Under the Electoral Boundaries Readjustment Act, the Commission’s main aim in redrawing boundaries is to divide the province into 37 electoral districts with populations that are as close to the electoral quota as reasonably possible, while considering the factors listed above. 

The electoral quota for each district is 115,206, which represents the result of the division of the total population of the province (4,262,635) by the number of electoral districts (37).

The change will give Alberta three more seats in Parliament.

The proposed map changes were developed through an independent and non-partisan process.

Stubbs says any boundary changes are not likely to change the political priorities in Lakeland in the short term with so many shared regional issues like supporting resource development, oil and gas workers, pipelines and advocating for farmers and farm families.

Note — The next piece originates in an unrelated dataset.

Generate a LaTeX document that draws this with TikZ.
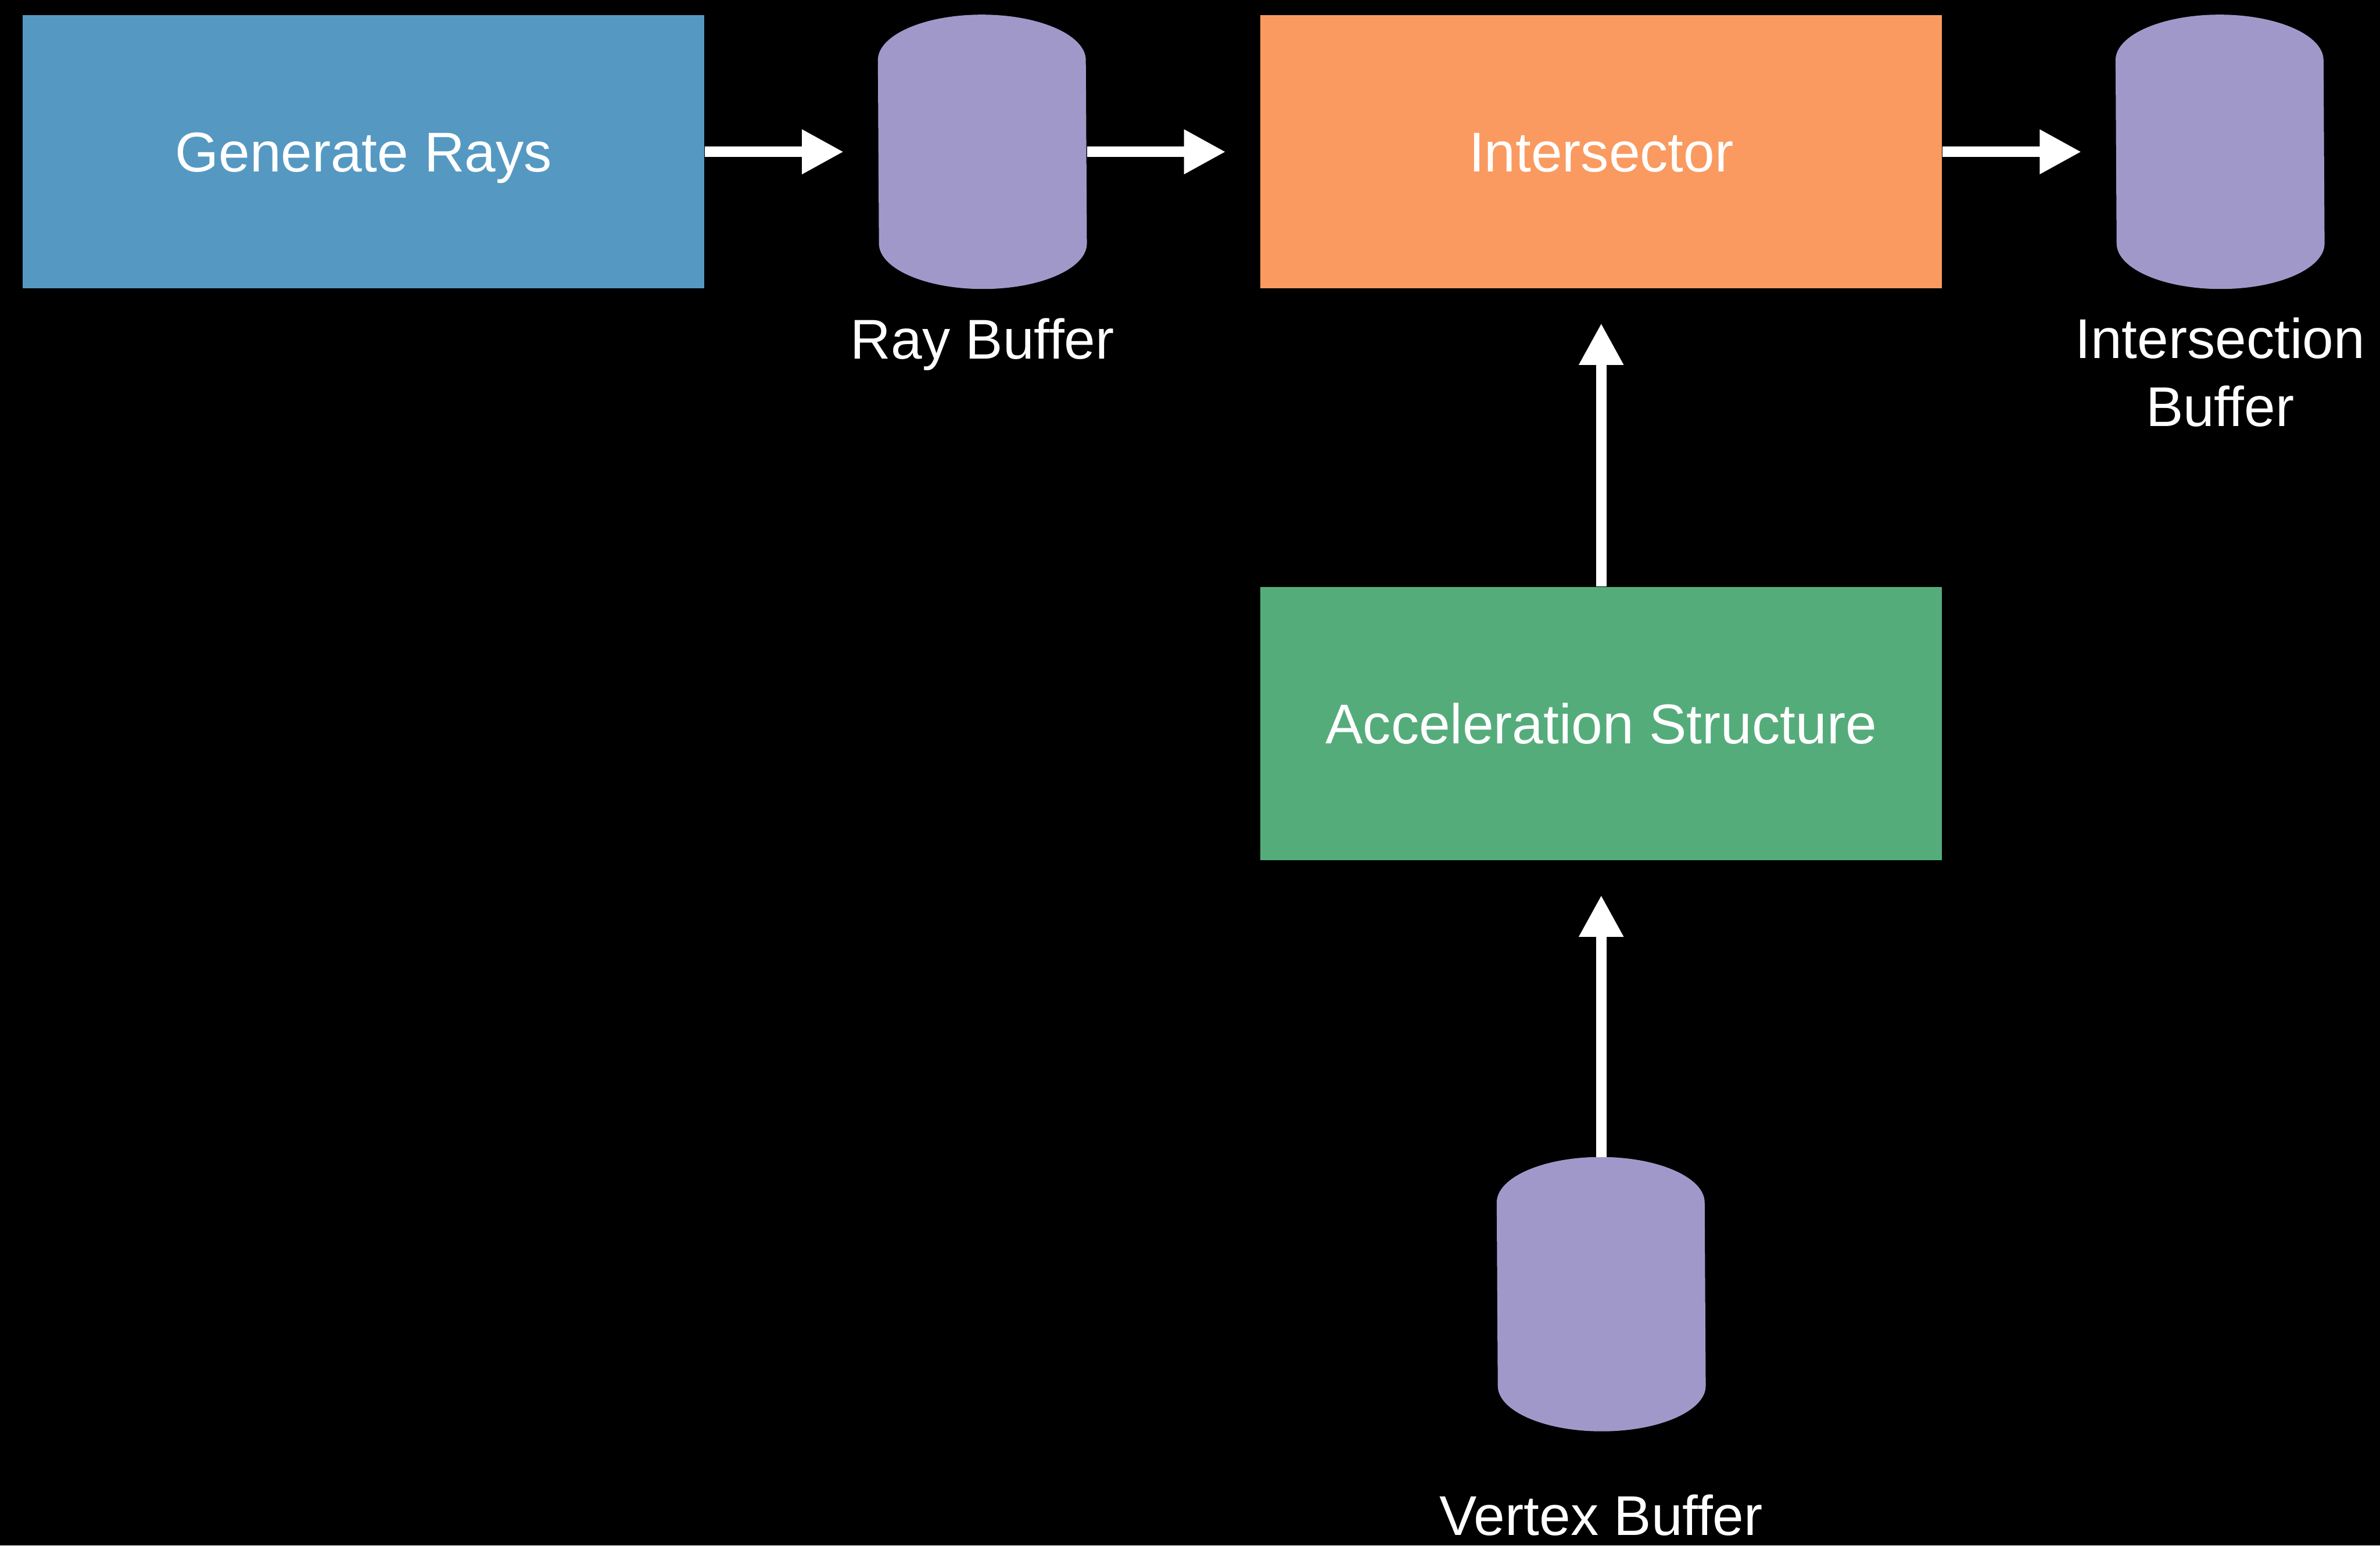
\documentclass[tikz,border=0pt]{standalone}
\usepackage{fontspec}
\setmainfont{Liberation Sans}
\usepackage{tikz}
\usetikzlibrary{arrows.meta,positioning}

\definecolor{genblue}{RGB}{85,153,194}
\definecolor{isectorange}{RGB}{250,154,96}
\definecolor{accelgreen}{RGB}{85,172,123}
\definecolor{bufpurple}{RGB}{161,152,202}

\begin{document}
\begin{tikzpicture}[
    node distance=2.28cm and 2.28cm,
    stage/.style={rectangle, inner sep=0pt, minimum width=8.98cm, minimum height=3.6cm, text=white, text height=0.63cm, text depth=0.1cm, font=\fontsize{21}{26}\selectfont},
    buffer/.style={rectangle, inner sep=0pt, minimum width=2.74cm, minimum height=3.6cm},
    caption/.style={text=white, align=center, inner sep=0pt, font=\fontsize{21}{25.6}\selectfont},
    arrow/.style={-{Triangle[length=0.55cm, width=0.55cm]}, line width=0.14cm, white, shorten >=0.45cm}
]
\fill[black] (0,0) rectangle (31.36,-20.36);

\node[stage, fill=genblue] (gen) at (4.79,-2.0) {Generate Rays};
\node[buffer, right=of gen] (raybuf) {};
\node[stage, fill=isectorange, right=of raybuf] (isect) {Intersector};
\node[buffer, right=of isect] (isectbuf) {};
\node[stage, fill=accelgreen, below=3.92cm of isect] (accel) {Acceleration Structure};
\node[buffer, below=3.9cm of accel] (vertbuf) {};

\foreach \b in {raybuf,isectbuf,vertbuf}
    \fill[bufpurple] ([yshift=-0.6cm]\b.north west) arc[start angle=180, end angle=0, x radius=1.37cm, y radius=0.6cm]
        -- ([yshift=0.6cm]\b.south east) arc[start angle=0, end angle=-180, x radius=1.37cm, y radius=0.6cm] -- cycle;

\node[caption, below=0.92cm of raybuf, anchor=base] (raylabel) {Ray Buffer};
\node[caption, below=1.81cm of isectbuf, anchor=base] (isectlabel) {Intersection\\Buffer};
\node[caption, below=1.37cm of vertbuf, anchor=base] (vertlabel) {Vertex Buffer};

\draw[arrow] (gen) -- (raybuf);
\draw[arrow] (raybuf) -- (isect);
\draw[arrow] (isect) -- (isectbuf);
\draw[arrow] (accel) -- (isect);
\draw[arrow] (vertbuf) -- (accel);
\end{tikzpicture}
\end{document}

“Currently, the biggest population centre is Lloydminster, which I have been proud to represent, and under the proposed new boundaries, Fort Saskatchewan will become the highest population centre, with which I am very familiar, and have already often promoted and advocated for the industrial heartland and the area,” she said. 

The commission proposes the southern boundary of the Lakeland electoral district be moved north and mainly follow the Yellowhead Highway that will also be the northern boundary for the most part of Battle River-Crowfoot. 

Camrose, Stettler, Wainwright and Tofield will remain in the Battle River-Crowfoot electoral riding.

Stubbs notes there will be some inconvenience for current constituents if the proposed changes come into effect.

She notes there will be some adjustments for people who reach out to MP offices with federal government programs and services and new relationships with municipal representatives, MLAs and leaders of Chambers of Commerce and business and community groups.

“I will certainly endeavour to provide effective and outspoken representation to constituents in the boundaries of Lakeland, no matter what,” said Stubbs. 

Kurek says Albertans can expect their Conservative MPs to continue to work hard for their constituents. 

He and Stubbs are working together on some national issues reaching out to rural communities across Canada in order to receive their feedback on rural economic development and broadband strategies.

“We have been in contact with approximately 5,500 communities in an ongoing effort to consult with them and will compile their recommendations moving forward with this file,” said Kurek in an email.

Kurek also says the issues of interest in Battle River-Crowfoot are similar to those in the new proposed riding.

“Supporting resource development, oil and gas workers, agriculture and farming communities, pipelines, rural economic development, and combatting rural crime will continue to be top of mind,” he said.

The deadline for the establishment of new boundaries is expected to take place at the earliest in April 2024.